会長からのご挨拶
2019年度インド日本人商工会会長を拝命致しましたインド三菱商事の田口でございます。2019年度も1カ月が経過し、新元号『令和』の時代となりましたが、皆様も気持ち新たに、新たな時代の到来を期待と慶びと共に迎えておられる事と存じます。
私は今回、7年ぶりのインド駐在で二回目の赴任となります。前回2007年~2012年の赴任時には、日本や世界の常識を持ち込んでも、すんなりと前に進まぬインドの事業の難しさに四苦八苦しながらも、多くを学び又、育てて頂きました。思い入れの深いインドに再度挑戦できる喜びを胸に赴任して居り、この大役を拝命し身の引き締まる思いですが、確りと前進しているインド市場、前にも増して深まっている日印の信頼関係、そしてその広がりを少しでも進展させられる様、大使館始め日本国政府関係の皆様、日本商工会の皆様と力を合わせて確り取り組んで参り度と思いますので、何卒宜しくお願い致します。
<インド市場の変化への期待>
インドは、昨年も7%台の成長を記録し、2028年頃にはGDPが日本を超え、世界第三位の経済大国になると言われています。インドの新車販売台数は400万台を超えドイツを抜き、今や世界第4位。粗鋼生産量も1億トンを超え日本の粗鋼生産量を抜きました。
前回離任した2012年当時3時間30分掛かっていた工業団地への道のりが、道路状況の改善により1時間30分に短縮されておりました。一部統計等を見ますと、一日25km高速道路建設・舗装がされていると言われますが、正にその進展を実感する事例で有ります。
自動車産業に例を見ますと、これまでにも増して成長する自動車製造・販売と共に、IT、デジタルの分野での世界の潮流を取込みUberやOla等、Sharing Economyも浸透し、両ビジネスモデルが並行して進展しており、インド経済の懐の深さ・面白さを感じます。又、これらの変化は、インド社会経済の多様な層に於いて、着実に進展している様に思われます。
<インドの経済の難しさの改善>
前進するインド経済にあって、インドの事業環境は、ビジネス環境ランキングでも2012年132位から2018年には77位と躍進しています。

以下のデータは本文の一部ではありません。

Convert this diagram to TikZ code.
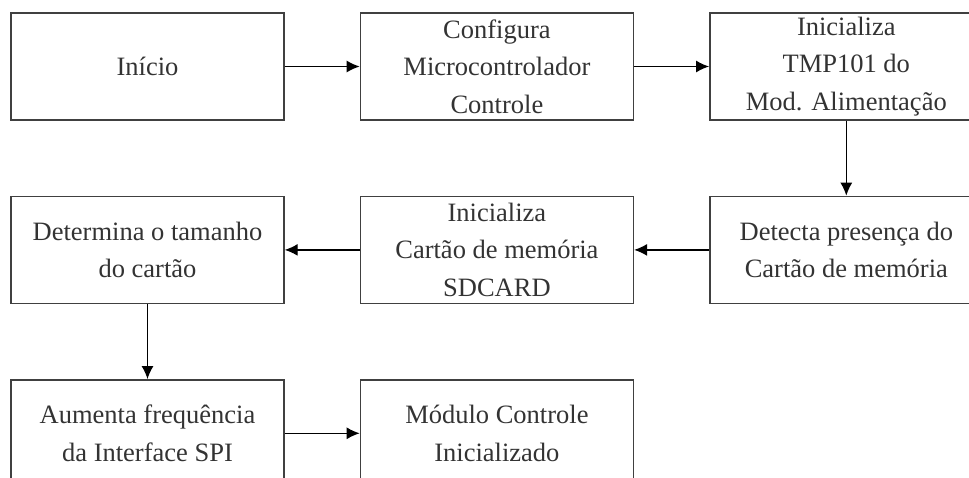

一方で、税制、法律、法規制、インフラなど、引き続き問題を抱えており、私ども日系企業が越えなければならないハードルが多くある事も事実です。進出した日本企業の皆様に於かれましても、日々の事業でインドの難しさを体感され、まだまだ改善して行って欲しいことが山積みだと思っています。日本商工会の活動に於いても、大使館のご支援を頂きながら、インド政府に対し建議書活動をはじめとする提案や協議を続けて参りますので、皆様の積極的なご参加をお願いします。
<日印の交流の活発化に期待>
日印の交流も活発化しており、人の往来では、2012年の訪日インド人は約7万人でしたが、2015年に10万人、2018年は更に15万人に急増しております。今年年末・来年初めにはチェンナイ・バンガロールと東京を結ぶ直行便が就航予定であり、日本とインドが着実に接近している事を感じます。文化交流も、言語や伝統芸能など従来の交流に加え、最近ではボリウッド映画が日本の映画館でも放映されており、映画・芸能の分野等、新たな世代が中心となる文化交流が進展する事で、将来の日印関係にも期待が寄せられます。
日印関係の深化・両国の信頼の深まりに務めつつ、インドに進出された日系企業の皆様の益々ご発展の為、皆様と力を合わせて取り組んで参り度と存じますので、何卒宜しくお願い申し上げます。